I was reflecting over the last post which discussed meeting other members of the grief club and thought I might have been a little harsh concerning what NOT to say to people who are grieving. I wanted to do a follow up post because I know from experience that people do not know what to say to someone who is grieving. It is an uncomfortable place to be in, especially when you feel that the person grieving may need to start moving on and get over the loss.  I put together a few more resources and added them to the resource page. When you have a few moments, jump on over there and check it out.

During both of my parent’s services, wonderful friends and family members came and provided so much support to my family. During this time of loss, I heard a few common phrases such as “Your mother is in a much better place”; “she would not have wanted to live that way”; “Crystal, you would not have wanted your mother to suffer”. Now please don’t get me wrong when I say this but, no shit, of course she’s in a better place and yes, I wouldn’t have wanted her to suffer any longer, but and this is a BIG BUT, she’s physically missing from me. That is what I am grieving. So when people tell me that she’s in a better place and you (Crystal) wouldn’t want her to suffer any longer, what you are essentially doing is shaming me for feeling sad that I lost my mother. Now, as caring, and compassionate people, I know this is not anyone’s intention, but the words we say during vulnerable times impact the person you are saying them to. As people who want and desire to make others feel better, we say things thinking it will help, when in reality, a genuine hug, a hand squeeze, sending food, card, flowers, they all are ways to allow a grieving person to know you are there and feel their loss.  Words have lasting impact.

Personally, having experienced the loss of 4 people in the last 5 years has taught me a thing or two. Before my own loss, I was the person who said those phrases. I thought I was helping. I thought I was offering some level of support. I remember reading an article when I was going through my bereavement training and being offended by the article. The article was similar to this blog, what NOT to say when someone was grieving. I took offence because I said those things and my heart was in the right place. Now being on the other side, I totally understand why those phrases are not helpful. But I still struggle with what to say. I have a wonderful friend who just lost her grandmother. Her grandmother had been ill for some time and the family was watching her decline slowly. When my friend told me her grandmother had died, my first response wanted to be thank goodness she is no longer suffering. But I stopped myself, because even though I know that, and I am sure my friend knows that she is grieving the physical loss of her grandmother. So, what do we say? Even saying to her, I know how you feel isn’t the right answer because I have no idea how she is feeling, in fact my friend may not even be able to state her feeling into words. So, what do we say in these situations: According to grief.com here are phrases to say to someone who is grieving:

  1. I’m sorry for your loss
  2. I wish I had the right words
  3. Give a hug and say nothing
  4. Just be present and silent

My favorite and I use this a lot: “My favorite memory of your loved one is” or “Tell me your favorite memory of your nana”. I find both of these phrases work well for when you really knew the person who died, and it helps when you don’t know the person who died, but you are supporting your friend.
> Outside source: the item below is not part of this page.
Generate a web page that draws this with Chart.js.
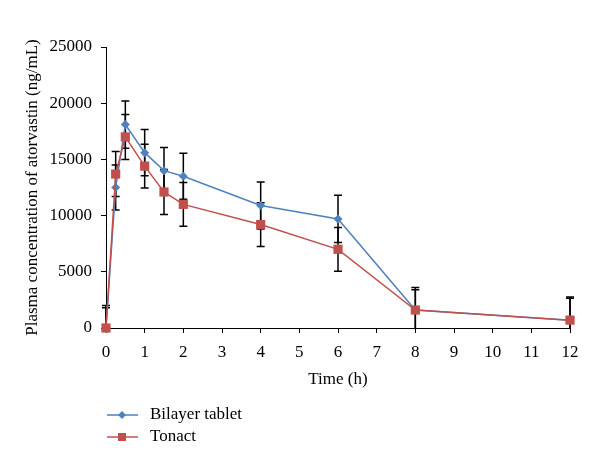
<!DOCTYPE html>
<html>
<head>
<meta charset="utf-8">
<title>Plasma concentration of atorvastin</title>
<script src="https://cdn.jsdelivr.net/npm/chart.js@4/dist/chart.umd.min.js"></script>
<style>
    html, body { margin: 0; padding: 0; background: #ffffff; }
    #wrap { position: relative; width: 600px; height: 470px; }
</style>
</head>
<body>
<div id="wrap"><canvas id="pkChart" width="600" height="470"></canvas></div>
<script>
// Time points (h)
const times = [0, 0.25, 0.5, 1, 1.5, 2, 4, 6, 8, 12];

// Mean plasma concentration (ng/mL)
const bilayer = [0, 12500, 18100, 15600, 14000, 13500, 10900, 9700, 1600, 700];
const tonact = [0, 13700, 17000, 14400, 12100, 11000, 9200, 7000, 1600, 700];

// Standard deviations (ng/mL)
const bilayerErr = [2000, 2000, 2100, 2050, 2050, 2050, 2100, 2100, 2000, 2050];
const tonactErr = [1800, 2000, 2000, 1950, 2000, 1950, 1950, 1950, 1800, 1950];

// Axis ticks
const xTicks = [0, 1, 2, 3, 4, 5, 6, 7, 8, 9, 10, 11, 12];
const yTicks = [0, 5000, 10000, 15000, 20000, 25000];

const seriesNames = ['Bilayer tablet', 'Tonact'];
const BLUE = '#4f81bd';
const RED = '#c0504d';
const FONT = "'Liberation Serif', 'DejaVu Serif', serif";

const toPoints = values => values.map((v, i) => ({ x: times[i], y: v }));

// Error bars drawn behind the markers, using the chart's own scales
const errorBarPlugin = {
    id: 'errorBars',
    beforeDatasetsDraw(chart) {
        const ctx = chart.ctx;
        const xs = chart.scales.x;
        const ys = chart.scales.y;
        const errs = [bilayerErr, tonactErr];
        ctx.save();
        ctx.strokeStyle = '#000000';
        ctx.lineWidth = 1.5;
        chart.data.datasets.forEach((ds, d) => {
            ds.data.forEach((p, i) => {
                const e = errs[d][i];
                const px = xs.getPixelForValue(p.x);
                const top = ys.getPixelForValue(p.y + e);
                const lowVal = Math.max(p.y - e, ys.min);
                const bottom = ys.getPixelForValue(lowVal);
                ctx.beginPath();
                ctx.moveTo(px, top);
                ctx.lineTo(px, bottom);
                ctx.moveTo(px - 4, top);
                ctx.lineTo(px + 4, top);
                if (p.y - e >= ys.min) {
                    ctx.moveTo(px - 4, bottom);
                    ctx.lineTo(px + 4, bottom);
                }
                ctx.stroke();
            });
        });
        ctx.restore();
    }
};

// Vertical legend under the plot
const legendPlugin = {
    id: 'stackedLegend',
    afterDraw(chart) {
        const ctx = chart.ctx;
        const rows = [
            { name: seriesNames[0], color: BLUE, shape: 'diamond', y: 415 },
            { name: seriesNames[1], color: RED, shape: 'square', y: 437 }
        ];
        ctx.save();
        rows.forEach(r => {
            ctx.strokeStyle = r.color;
            ctx.fillStyle = r.color;
            ctx.lineWidth = 1.5;
            ctx.beginPath();
            ctx.moveTo(107, r.y);
            ctx.lineTo(138, r.y);
            ctx.stroke();
            ctx.beginPath();
            if (r.shape === 'diamond') {
                ctx.moveTo(122, r.y - 4);
                ctx.lineTo(126, r.y);
                ctx.lineTo(122, r.y + 4);
                ctx.lineTo(118, r.y);
                ctx.closePath();
                ctx.fill();
            } else {
                ctx.fillRect(118, r.y - 4, 8, 8);
            }
            ctx.fillStyle = '#000000';
            ctx.font = '17px ' + FONT;
            ctx.textAlign = 'left';
            ctx.textBaseline = 'middle';
            ctx.fillText(r.name, 150, r.y);
        });
        ctx.restore();
    }
};

function initChart() {
    const ctx = document.getElementById('pkChart').getContext('2d');
    new Chart(ctx, {
        type: 'line',
        data: {
            datasets: [{
                label: seriesNames[0],
                data: toPoints(bilayer),
                borderColor: BLUE,
                backgroundColor: BLUE,
                borderWidth: 1.5,
                pointStyle: 'rectRot',
                pointRadius: 4.5,
                pointBorderWidth: 0,
                tension: 0,
                clip: false,
                order: 1
            }, {
                label: seriesNames[1],
                data: toPoints(tonact),
                borderColor: RED,
                backgroundColor: RED,
                borderWidth: 1.5,
                pointStyle: 'rect',
                pointRadius: 6.5,
                pointBorderWidth: 0,
                tension: 0,
                clip: false,
                order: 0
            }]
        },
        options: {
            responsive: false,
            animation: false,
            layout: {
                padding: { left: 18, top: 47, right: 30, bottom: 76 }
            },
            plugins: {
                legend: { display: false },
                tooltip: { enabled: false }
            },
            scales: {
                x: {
                    type: 'linear',
                    min: 0,
                    max: 12,
                    afterBuildTicks: scale => {
                        scale.ticks = xTicks.map(v => ({ value: v }));
                    },
                    afterFit: scale => { scale.height = 66; },
                    grid: {
                        drawOnChartArea: false,
                        color: '#000000',
                        tickLength: 5
                    },
                    border: { color: '#000000', width: 1 },
                    ticks: {
                        color: '#000000',
                        padding: 9,
                        font: { family: FONT, size: 17 }
                    },
                    title: {
                        display: true,
                        text: 'Time (h)',
                        color: '#000000',
                        font: { family: FONT, size: 17 }
                    }
                },
                y: {
                    type: 'linear',
                    min: 0,
                    max: 25000,
                    afterBuildTicks: scale => {
                        scale.ticks = yTicks.map(v => ({ value: v }));
                    },
                    afterFit: scale => { scale.width = 88; },
                    grid: {
                        drawOnChartArea: false,
                        color: '#000000',
                        tickLength: 5
                    },
                    border: { color: '#000000', width: 1 },
                    ticks: {
                        color: '#000000',
                        padding: 9,
                        font: { family: FONT, size: 17 },
                        callback: value => String(value)
                    },
                    title: {
                        display: true,
                        text: 'Plasma concentration of atorvastin (ng/mL)',
                        color: '#000000',
                        font: { family: FONT, size: 17 }
                    }
                }
            }
        },
        plugins: [errorBarPlugin, legendPlugin]
    });
}

initChart();
</script>
</body>
</html>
Grief.com also provides phrases to NOT say to someone who is grieving:

  1. At least she lived a long life, many people die young (CRINGE)
  2. He is in a better place
  3. There is a reason for everything (oh really, I don’t want to be taught this reason)
  4. Aren’t you over him yet, he’s been dead for a while (I can’t even on this one)
  5. You can still have another child……
  6. Be strong (WORST of the WORSE)

Remembering that using words can’t fix the outcome of death.  We can’t make it all better, what we can do is be present, we can offer unconditional support, even months or years later. We can listen to the stories, the memories and hold space for the individual to be vulnerable and real. Grief has no timeline, there are not stages or process’ people need to go through to get to the other side of grief. Grief is a wave in the ocean. Sometimes the wave is small and riding it is easy, some days the waves are huge and all you can do is hold on tight and pray that you will not sink down to the ocean floor.  

What have you experienced through your grief journey? Any phrases or words that provided you comfort?